I don’t know if "Parse a comma-separated list of values" is really
useful, especially if "consume a primitive" never fails. (If bad-string
and bad-url become preserved tokens.) It is easy to emulate with "Parse
a list of values". But if we keep it:
Here you use "push" for a list, while the rest of the spec uses "push"
for input streams and stacks, and "append" for lists. "Parse a
comma-separated list of values" should use "append" for consistency.
Finally, temp needs to be appended to val in the last step before
returning val.
> I also added some "entry points" for parsing a single value, a list of
> values, and a comma-separated list of values, as those seem like the
> kinds of things that other technologies would want to hook into if
> they're exposing something that uses CSS syntax. They dont' actually
> enter the parser, but instead just work on the token stream directly,
> and use the "consume a primitive" operation.
>
> Your #3 and #4 should be addressed by a grammar.

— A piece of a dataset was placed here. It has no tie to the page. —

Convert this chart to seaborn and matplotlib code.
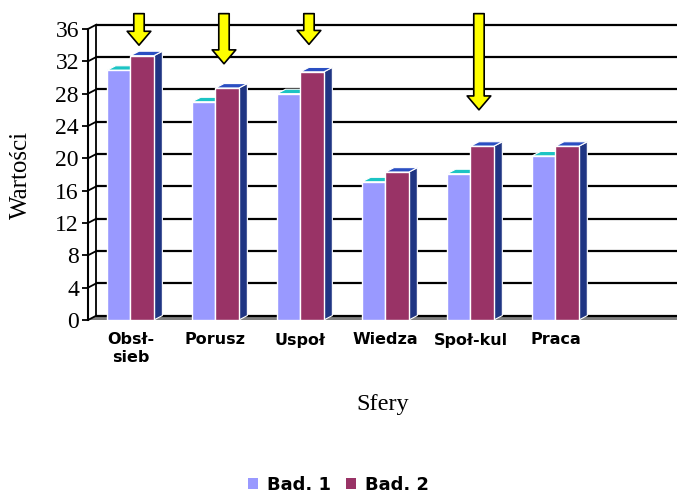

I still intend to
> define a bunch of grammar terms and their expansions, so that new
> at-rules and the like can be described in CSS property grammar terms,
> which is much easier to read and write than the current ways of
> writing rule grammars.
>
> So, for example, your #3 would just be written as "<ident> : <primitive>+".
Looks good.
What are the precise rules for whitespace in such grammars? Is *any*
whitespace ignored, unless otherwise specified?